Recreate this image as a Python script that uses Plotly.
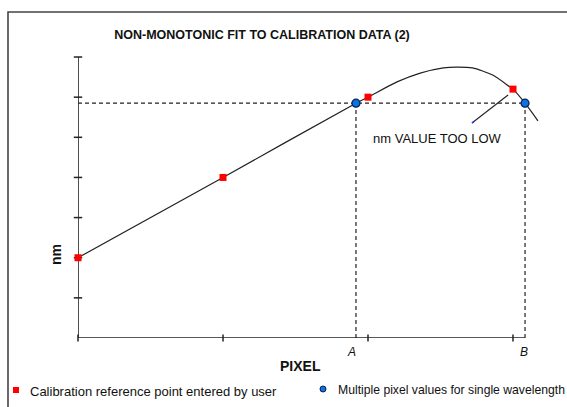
import plotly.graph_objects as go

# Calibration points entered by the user (pixel units, nm units)
calib_x = [0.0, 1.0, 2.0, 3.0]
calib_y = [2.0, 4.0, 6.0, 6.2]

# Pixels that map to the same wavelength on the fitted curve
multi_x = [1.917, 3.083]
multi_y = [5.85, 5.85]

# Fitted (non-monotonic) calibration curve
fit_x = [0.0, 1.0, 1.917, 2.0, 2.2, 2.36, 2.52, 2.61, 2.72, 2.86, 2.98, 3.0, 3.083, 3.172]
fit_y = [2.0, 4.0, 5.85, 6.0, 6.38, 6.60, 6.73, 6.75, 6.73, 6.55, 6.25, 6.2, 5.85, 5.41]

# Axis tick positions and labels
y_ticks = [1, 2, 3, 4, 5, 6, 7]
x_ticks = [0, 1, 2, 3]
x_axis_end = 3.083
y_axis_end = 7.0
point_labels = ["A", "B"]

W, H = 567, 407
ML, MR, MT, MB = 78, 10, 45, 69
PW, PH = W - ML - MR, H - MT - MB
X_UNIT, Y_UNIT = 145.0, 40.14  # pixels per axis unit

SANS = "Liberation Sans, Arial, sans-serif"
INK = "#111"


def px(x):
    return (x - ML) / PW


def py(y):
    return (H - MB - y) / PH


fig = go.Figure()

# dashed guide lines for the repeated wavelength
fig.add_trace(go.Scatter(
    x=[0, multi_x[1]], y=[multi_y[0], multi_y[1]], mode="lines",
    line=dict(color="#222", width=1.2, dash="4px,3px"), hoverinfo="skip"))
for xv, yv in zip(multi_x, multi_y):
    fig.add_trace(go.Scatter(
        x=[xv, xv], y=[0, yv], mode="lines",
        line=dict(color="#222", width=1.2, dash="4px,3px"), hoverinfo="skip"))

# axes
fig.add_trace(go.Scatter(x=[0, 0], y=[0, y_axis_end], mode="lines",
                         line=dict(color="#222", width=1.6), hoverinfo="skip"))
fig.add_trace(go.Scatter(x=[0, x_axis_end], y=[0, 0], mode="lines",
                         line=dict(color="#222", width=1.6), hoverinfo="skip"))
fig.add_trace(go.Scatter(x=[0] * len(y_ticks), y=y_ticks, mode="markers",
                         marker=dict(symbol="line-ew", size=6,
                                     line=dict(color="#222", width=1.5)),
                         hoverinfo="skip", cliponaxis=False))
fig.add_trace(go.Scatter(x=x_ticks, y=[0] * len(x_ticks), mode="markers",
                         marker=dict(symbol="line-ns", size=5,
                                     line=dict(color="#222", width=1.5)),
                         hoverinfo="skip", cliponaxis=False))

# fitted curve
fig.add_trace(go.Scatter(x=fit_x, y=fit_y, mode="lines",
                         line=dict(color="#222", width=1.2, shape="spline", smoothing=0.7),
                         hoverinfo="skip"))

# leader line for the note
fig.add_trace(go.Scatter(x=[2.966, 2.717], y=[6.054, 5.356], mode="lines",
                         line=dict(color="#222", width=1.1), hoverinfo="skip"))
fig.add_trace(go.Scatter(x=[2.735, 2.717], y=[5.40, 5.356], mode="lines",
                         line=dict(color="#1030ff", width=1.3), hoverinfo="skip"))

# data points
fig.add_trace(go.Scatter(x=calib_x, y=calib_y, mode="markers",
                         marker=dict(symbol="square", size=7, color="#ff0000"),
                         cliponaxis=False, name="calibration"))
fig.add_trace(go.Scatter(x=multi_x, y=multi_y, mode="markers",
                         marker=dict(symbol="circle", size=8, color="#0a74e0",
                                     line=dict(color="#0a1f50", width=1.2)),
                         cliponaxis=False, name="multiple"))

annotations = [
    dict(x=2.476, y=4.98, xref="x", yref="y", text="nm VALUE TOO LOW",
         showarrow=False, xanchor="center", yanchor="middle",
         font=dict(family=SANS, size=13, color=INK)),
    dict(x=px(56), y=py(255), xref="paper", yref="paper", text="<b>nm</b>",
         textangle=-90, showarrow=False, xanchor="center", yanchor="middle",
         font=dict(family=SANS, size=14, color=INK)),
    dict(x=px(300), y=py(366), xref="paper", yref="paper", text="<b>PIXEL</b>",
         showarrow=False, xanchor="center", yanchor="middle",
         font=dict(family=SANS, size=14, color=INK)),
    dict(x=px(28), y=py(391), xref="paper", yref="paper", xanchor="left", yanchor="middle",
         text="Calibration reference point entered by user",
         showarrow=False, font=dict(family=SANS, size=13, color=INK)),
    dict(x=px(336), y=py(390), xref="paper", yref="paper", xanchor="left", yanchor="middle",
         text="Multiple pixel values for single wavelength",
         showarrow=False, font=dict(family=SANS, size=12.2, color=INK)),
]
for lbl, xv, shift in zip(point_labels, multi_x, [-4, -1]):
    annotations.append(dict(x=xv, y=0, xref="x", yref="y", text=f"<i>{lbl}</i>",
                            showarrow=False, yshift=-14, xshift=shift,
                            xanchor="center", yanchor="middle",
                            font=dict(family=SANS, size=12, color=INK)))

shapes = [
    # outer frame
    dict(type="rect", xref="paper", yref="paper", x0=px(8), y0=py(12), x1=px(600), y1=py(440),
         line=dict(color="#444", width=1.6), fillcolor="rgba(0,0,0,0)"),
    # legend keys
    dict(type="rect", xref="paper", yref="paper", xsizemode="pixel", ysizemode="pixel",
         xanchor=px(16), yanchor=py(390), x0=-3, x1=3, y0=-3, y1=3,
         fillcolor="#ff0000", line=dict(width=0)),
    dict(type="circle", xref="paper", yref="paper", xsizemode="pixel", ysizemode="pixel",
         xanchor=px(323), yanchor=py(389), x0=-3, x1=3, y0=-3, y1=3,
         fillcolor="#0a74e0", line=dict(color="#0a1f50", width=1)),
]

fig.update_layout(
    width=W, height=H,
    margin=dict(l=ML, r=MR, t=MT, b=MB, pad=0),
    paper_bgcolor="white", plot_bgcolor="white",
    showlegend=False,
    title=dict(text="<b>NON-MONOTONIC FIT TO CALIBRATION DATA (2)</b>",
               x=262 / W, xanchor="center", xref="container",
               y=1 - 35 / H, yanchor="middle", yref="container",
               font=dict(family=SANS, size=12.5, color=INK)),
    xaxis=dict(range=[0, PW / X_UNIT], visible=False, fixedrange=True),
    yaxis=dict(range=[0, PH / Y_UNIT], visible=False, fixedrange=True),
    annotations=annotations,
    shapes=shapes,
)

fig.write_html("out.html")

▶ What you need to do
Pictures excluded, repeat exactly the lines from the top of the material through the line with "fig = go.Figure()", including both of those lines.

▶ Answer to this exercise
Recreate this image as a Python script that uses Plotly.
import plotly.graph_objects as go

# Calibration points entered by the user (pixel units, nm units)
calib_x = [0.0, 1.0, 2.0, 3.0]
calib_y = [2.0, 4.0, 6.0, 6.2]

# Pixels that map to the same wavelength on the fitted curve
multi_x = [1.917, 3.083]
multi_y = [5.85, 5.85]

# Fitted (non-monotonic) calibration curve
fit_x = [0.0, 1.0, 1.917, 2.0, 2.2, 2.36, 2.52, 2.61, 2.72, 2.86, 2.98, 3.0, 3.083, 3.172]
fit_y = [2.0, 4.0, 5.85, 6.0, 6.38, 6.60, 6.73, 6.75, 6.73, 6.55, 6.25, 6.2, 5.85, 5.41]

# Axis tick positions and labels
y_ticks = [1, 2, 3, 4, 5, 6, 7]
x_ticks = [0, 1, 2, 3]
x_axis_end = 3.083
y_axis_end = 7.0
point_labels = ["A", "B"]

W, H = 567, 407
ML, MR, MT, MB = 78, 10, 45, 69
PW, PH = W - ML - MR, H - MT - MB
X_UNIT, Y_UNIT = 145.0, 40.14  # pixels per axis unit

SANS = "Liberation Sans, Arial, sans-serif"
INK = "#111"


def px(x):
    return (x - ML) / PW


def py(y):
    return (H - MB - y) / PH


fig = go.Figure()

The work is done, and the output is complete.